Ikebukuro, a famous salaryman haunt, is full of drinking dens and streets containing snack bars, girls’ bars and host clubs, making it the perfect setting for a few yokocho. More-or-less facing each other from across the road, Mikuni Koji and Sakae Machi Road are two compact side streets containing a variety of drinking establishments.

Don’t be fooled by the shiny new sign — Mikuni Koji was established around 1951, the evolution of a post-war black market. Located a five minute walk from Higashi-Ikebukuro Station, it’s a tiny area with a lot of character, boasting Italian bars alongside oyster places.

A hop and a skip away lies the Sakae Machi Road, with a backlit monochrome entrance sign. Sakae Machi is a lot less unassuming than Mikuni Koji, but with its small passage of drinking bars and izakaya, it’s definitely worth a visit.

best yokocho in tokyo

Kakurenbo Yokocho, & Michikura Yokocho, Kaguruzaka

Kagurazaka is famed for its large French population, and walking around the area, you could be forgiven for thinking you’ve ended up in Europe. Kakurenbo Yokocho (hide-and-seek alley) is by far the fanciest on this list. A quaint pathway with myriad side streets, this yokocho has upmarket eateries alongside grimy izakaya. Try the French restaurant serving cider and delicious wine, or the place that’s been serving luxury sushi for decades.

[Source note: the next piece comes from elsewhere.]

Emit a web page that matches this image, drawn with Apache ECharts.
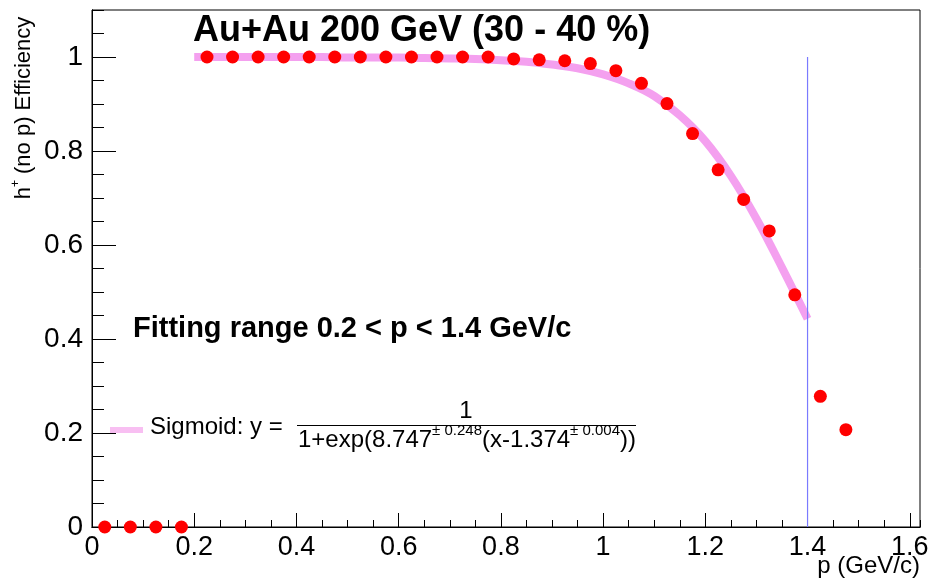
<!DOCTYPE html>
<html><head><meta charset="utf-8">
<script src="https://cdn.jsdelivr.net/npm/echarts@6/dist/echarts.min.js"></script>
<style>html,body{margin:0;padding:0;background:#fff}#c{width:930px;height:580px}</style>
</head><body><div id="c"></div>
<script>
// ---- data ----
const pX = [0.025,0.075,0.125,0.175,0.225,0.275,0.325,0.375,0.425,0.475,0.525,0.575,0.625,0.675,0.725,0.775,0.825,0.875,0.925,0.975,1.025,1.075,1.125,1.175,1.225,1.275,1.325,1.375,1.425,1.475];
const pEff = [0,0,0,0,1.000,1.000,1.000,1.000,1.000,1.000,1.000,1.000,1.000,1.000,1.000,1.000,0.996,0.994,0.992,0.986,0.971,0.944,0.901,0.837,0.760,0.697,0.630,0.494,0.278,0.207];
const fitX = [0.2,0.25,0.3,0.35,0.4,0.45,0.5,0.55,0.6,0.65,0.7,0.75,0.8,0.85,0.9,0.95,1.0,1.05,1.1,1.15,1.2,1.25,1.3,1.35,1.4];
const fitY = [1.000,1.000,1.000,1.000,1.000,1.000,0.999,0.999,0.999,0.998,0.997,0.996,0.993,0.990,0.984,0.976,0.963,0.944,0.917,0.876,0.821,0.747,0.656,0.552,0.443];
const cutX = [1.4,1.4];
const cutY = [0,1];
const xTickLabels = ['0','0.2','0.4','0.6','0.8','1','1.2','1.4','1.6'];
const yTickLabels = ['0','0.2','0.4','0.6','0.8','1'];
const titleText = 'Au+Au 200 GeV (30 - 40 %)';
const rangeText = 'Fitting range 0.2 < p < 1.4 GeV/c';
const xName = 'p (GeV/c)';

const FONT = '"Liberation Sans", Arial, Helvetica, sans-serif';
const X_MIN = 0, X_MAX = 1.62, Y_MIN = 0, Y_MAX = 1.1;

function labelFrom(list, step) {
  return function (v) {
    const i = Math.round(v / step);
    return (Math.abs(v - i * step) < 1e-6 && i >= 0 && i < list.length) ? list[i] : '';
  };
}

const chart = echarts.init(document.getElementById('c'), null, {renderer: 'canvas'});
const baseAxis = {
  type: 'value', splitLine: {show: false}, axisLine: {show: true, onZero: false, lineStyle: {color: '#000', width: 1}}
};
chart.setOption({
  animation: false,
  backgroundColor: '#fff',
  grid: {left: 92, right: 10, top: 10, bottom: 53, show: true, borderColor: '#000', borderWidth: 1, containLabel: false, outerBoundsMode: 'none'},
  xAxis: [
    Object.assign({}, baseAxis, {
      min: X_MIN, max: X_MAX, interval: 0.2, position: 'bottom',
      axisTick: {show: true, inside: true, length: 14, lineStyle: {color: '#000', width: 1}},
      axisLabel: {show: true, fontSize: 27, color: '#000', fontFamily: FONT, margin: 7, formatter: labelFrom(xTickLabels, 0.2), showMaxLabel: false}
    }),
    Object.assign({}, baseAxis, {
      min: X_MIN, max: X_MAX, interval: 0.05, position: 'bottom',
      axisTick: {show: true, inside: true, length: 7, lineStyle: {color: '#000', width: 1}},
      axisLabel: {show: false}
    })
  ],
  yAxis: [
    Object.assign({}, baseAxis, {
      min: Y_MIN, max: Y_MAX, interval: 0.2, position: 'left',
      axisTick: {show: true, inside: true, length: 24, lineStyle: {color: '#000', width: 1}},
      axisLabel: {show: true, fontSize: 28, color: '#000', fontFamily: FONT, margin: 9, formatter: labelFrom(yTickLabels, 0.2), showMaxLabel: false}
    }),
    Object.assign({}, baseAxis, {
      min: Y_MIN, max: Y_MAX, interval: 0.05, position: 'left',
      axisTick: {show: true, inside: true, length: 12, lineStyle: {color: '#000', width: 1}},
      axisLabel: {show: false}
    })
  ],
  series: [
    {
      name: 'Sigmoid', type: 'line', xAxisIndex: 0, yAxisIndex: 0,
      data: fitX.map((x, i) => [x, fitY[i]]),
      showSymbol: false, symbol: 'none', smooth: 0.4, silent: true, z: 2,
      lineStyle: {color: '#f4a0ef', width: 8, cap: 'butt', opacity: 1}
    },
    {
      name: 'cut', type: 'line', xAxisIndex: 0, yAxisIndex: 0,
      data: cutX.map((x, i) => [x, cutY[i]]),
      showSymbol: false, symbol: 'none', silent: true, z: 3,
      lineStyle: {color: '#7a7aff', width: 1.2, opacity: 1}
    },
    {
      name: 'eff', type: 'scatter', xAxisIndex: 0, yAxisIndex: 0,
      data: pX.map((x, i) => [x, pEff[i]]),
      symbol: 'circle', symbolSize: 13, clip: false, z: 4,
      itemStyle: {color: '#ff0000', borderWidth: 0, opacity: 1}
    }
  ],
  graphic: [
    {type: 'text', x: 193, y: 31, z: 10, style: {text: titleText, fontSize: 36, fontWeight: 'bold', fontFamily: FONT, fill: '#000', align: 'left', textAlign: 'left', verticalAlign: 'middle', textVerticalAlign: 'middle'}},
    {type: 'text', x: 133, y: 329, z: 10, style: {text: rangeText, fontSize: 29, fontWeight: 'bold', fontFamily: FONT, fill: '#000', align: 'left', textAlign: 'left', verticalAlign: 'middle', textVerticalAlign: 'middle'}},
    {type: 'text', x: 920, y: 566, z: 10, style: {text: xName, fontSize: 24, fontFamily: FONT, fill: '#000', align: 'right', textAlign: 'right', verticalAlign: 'middle', textVerticalAlign: 'middle'}},
    {type: 'text', x: 24, y: 108, rotation: Math.PI / 2, z: 10, style: {
      text: '{n|h}{s|+}{n| (no p) Efficiency}', fontFamily: FONT, fill: '#000',
      align: 'center', textAlign: 'center', verticalAlign: 'middle', textVerticalAlign: 'middle',
      rich: {n: {fontSize: 22, fontFamily: FONT, lineHeight: 28, verticalAlign: 'middle', fill: '#000'},
             s: {fontSize: 12, fontFamily: FONT, lineHeight: 12, verticalAlign: 'top', fill: '#000'}}
    }},
    {type: 'rect', z: 10, shape: {x: 110, y: 427, width: 33, height: 6}, style: {fill: '#f8bff2'}},
    {type: 'text', x: 150, y: 427, z: 10, style: {text: 'Sigmoid: y =', fontSize: 24, fontFamily: FONT, fill: '#000', align: 'left', textAlign: 'left', verticalAlign: 'middle', textVerticalAlign: 'middle'}},
    {type: 'line', z: 10, shape: {x1: 297, y1: 425.5, x2: 636, y2: 425.5}, style: {stroke: '#000', lineWidth: 1}},
    {type: 'text', x: 466, y: 411, z: 10, style: {text: '1', fontSize: 24, fontFamily: FONT, fill: '#000', align: 'center', textAlign: 'center', verticalAlign: 'middle', textVerticalAlign: 'middle'}},
    {type: 'text', x: 298, y: 440, z: 10, style: {
      text: '{n|1+exp(8.747}{s|± 0.248}{n|(x-1.374}{s|± 0.004}{n|))}', fontFamily: FONT, fill: '#000',
      align: 'left', textAlign: 'left', verticalAlign: 'middle', textVerticalAlign: 'middle',
      rich: {n: {fontSize: 24, fontFamily: FONT, lineHeight: 34, verticalAlign: 'middle', fill: '#000'},
             s: {fontSize: 15, fontFamily: FONT, lineHeight: 15, verticalAlign: 'top', fill: '#000'}}
    }}
  ]
});
</script>
</body></html>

Close by is Michikura Yokocho. Worlds away from its elegant counterpart, Michikura Yokocho is a grimy passage with authentic Japanese food and snack bars behind closed doors. One may hear faint singing if you listen closely, but head inside, and you may be surprised at how friendly some of the places are.

best yokocho in tokyo

Bonus: High Colour Yokocho, Shibamata

Nestled in Tokyo’s downtown area of Shibamata is this daytime yokocho. One for kids of all ages, High Color Yokocho is actually a large shop. It sells an array of goods and boasts retro game machines. Spend the afternoon losing at pinball or car racing, grab some Japanese Showa period toys and candy while you’re at it. The top floor has a toy museum showcasing different Japanese toys from eras past.

If you’ve made the trip to Shibamata, check out Taishakuten Sando as well. The area is famous for its association with Tora-san, a character from a popular drama series, and has plenty of activities and shops geared towards visitors. Taishakuten Sando is an Edo period shopping street with traditional stores, which makes it well worth a visit.